Baines' numbers certainly back up his deserving status. In the 20 years that covered the 1980s and 1990s, he ranked fifth in baseball with 2,783 hits, second with 1,583 RBIs, third with 4,474 total bases, fifth with 474 doubles, fourth with 896 extra-base hits and ninth with 373 home runs. He sits in the top 50 among current Hall of Famers in RBIs, hits, home runs, extra-base hits and doubles. Since 1969, Baines is 10th among all players with at least 100 at-bats with a .324 postseason batting average.

"He just deserved it," Reinsdorf said. "It was just a shame he didn’t get in sooner than this. Harold is a great player. You look at the numbers he put up in the '80s and the '90s and played in the Majors for 22 years. I don’t think he ever had a bad year.
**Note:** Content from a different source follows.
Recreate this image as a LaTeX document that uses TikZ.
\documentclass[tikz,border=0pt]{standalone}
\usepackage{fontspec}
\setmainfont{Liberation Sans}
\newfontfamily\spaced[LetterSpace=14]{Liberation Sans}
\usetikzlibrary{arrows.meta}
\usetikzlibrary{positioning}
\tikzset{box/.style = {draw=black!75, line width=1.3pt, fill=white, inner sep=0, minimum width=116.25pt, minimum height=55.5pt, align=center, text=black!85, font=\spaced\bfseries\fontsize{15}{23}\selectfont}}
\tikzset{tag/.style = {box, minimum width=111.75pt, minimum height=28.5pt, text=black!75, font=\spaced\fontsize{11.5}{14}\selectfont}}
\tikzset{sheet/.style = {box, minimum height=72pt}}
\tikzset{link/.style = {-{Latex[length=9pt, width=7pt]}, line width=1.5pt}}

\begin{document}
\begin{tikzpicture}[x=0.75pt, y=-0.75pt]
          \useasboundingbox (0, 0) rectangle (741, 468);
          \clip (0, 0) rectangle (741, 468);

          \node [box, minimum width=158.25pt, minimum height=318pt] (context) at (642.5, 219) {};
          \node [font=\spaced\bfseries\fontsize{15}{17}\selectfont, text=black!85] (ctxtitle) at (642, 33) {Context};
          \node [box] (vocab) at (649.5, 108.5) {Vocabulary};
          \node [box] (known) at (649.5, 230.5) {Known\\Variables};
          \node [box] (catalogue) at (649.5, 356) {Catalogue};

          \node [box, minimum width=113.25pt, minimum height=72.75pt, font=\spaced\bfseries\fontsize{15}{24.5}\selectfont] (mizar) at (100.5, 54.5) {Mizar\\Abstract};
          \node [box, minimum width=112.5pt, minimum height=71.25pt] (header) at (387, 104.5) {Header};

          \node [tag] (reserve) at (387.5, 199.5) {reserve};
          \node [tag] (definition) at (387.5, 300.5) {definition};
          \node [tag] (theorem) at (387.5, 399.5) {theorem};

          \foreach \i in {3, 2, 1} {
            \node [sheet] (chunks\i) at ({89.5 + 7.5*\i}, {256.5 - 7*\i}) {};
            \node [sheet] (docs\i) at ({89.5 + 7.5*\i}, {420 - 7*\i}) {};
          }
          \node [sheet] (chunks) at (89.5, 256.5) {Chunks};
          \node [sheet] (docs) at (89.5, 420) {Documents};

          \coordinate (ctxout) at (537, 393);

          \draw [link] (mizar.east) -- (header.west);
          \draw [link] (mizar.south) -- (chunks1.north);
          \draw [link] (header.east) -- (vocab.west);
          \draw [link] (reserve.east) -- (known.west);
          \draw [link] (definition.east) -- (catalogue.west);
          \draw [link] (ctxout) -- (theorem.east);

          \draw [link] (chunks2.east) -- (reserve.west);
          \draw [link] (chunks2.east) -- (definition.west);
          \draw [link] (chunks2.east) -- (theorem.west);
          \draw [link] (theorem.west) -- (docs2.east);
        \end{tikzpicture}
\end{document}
Of course, there’s no finer person than Harold Baines.

"When the game was on the line in the eighth or ninth inning, and you can pick somebody to you wanted up, it was Harold Baines."

Reinsdorf was a member of this year's 16-person committee, along with former White Sox manager Tony La Russa, who managed Baines for many years during the 1980s.

Asked how he reacted when Baines was officially elected, Reinsdorf said, "I just went like that," showing reporters a fist pump, "and I looked up at Tony La Russa and I thought he was going to cry."

Asked how Baines reacted when he heard the news, Reinsdorf relayed, sarcastically: "Oh, he was screaming and hollering."

Who knows what emotion we'll see from Baines next summer in Cooperstown, but Reinsdorf is already making some joking predictions.

"That was one of the arguments we made to the voters: If you do vote him in, it will be a very short speech," Reinsdorf said. "But Steve Hirdt said, 'You don’t know, maybe Harold will get up there and say, “I’ve kept it all in for all these years and now I’m going to let it out and talk for 45 minutes.”' But I don’t think so.

"I wouldn’t be surprised if he said, 'Thank you very much' and sat down."

All kidding aside, the White Sox are, to borrow Reinsdorf's word, ecstatic over Baines' election. He spent parts of 14 seasons as a player on the South Side and many more as a coach in his post-playing career. He's had an influence of some kind or another on just about everyone who played for the team for the last nearly four decades.

"Harold just commands so much respect from everybody," Reinsdorf said. "He’s quiet, but they know who Harold Baines was. Look, Harold is the one guy who can control Ozzie (Guillen).

"Everybody has so much respect for the guy. Nobody said anything bad about him.

"Harold has been with the White Sox, with time off for a few other teams, since I got there. And he’s really a constant. He really is a Chicago White Sox. You look at the era of the '80s and '90s, it was Harold Baines."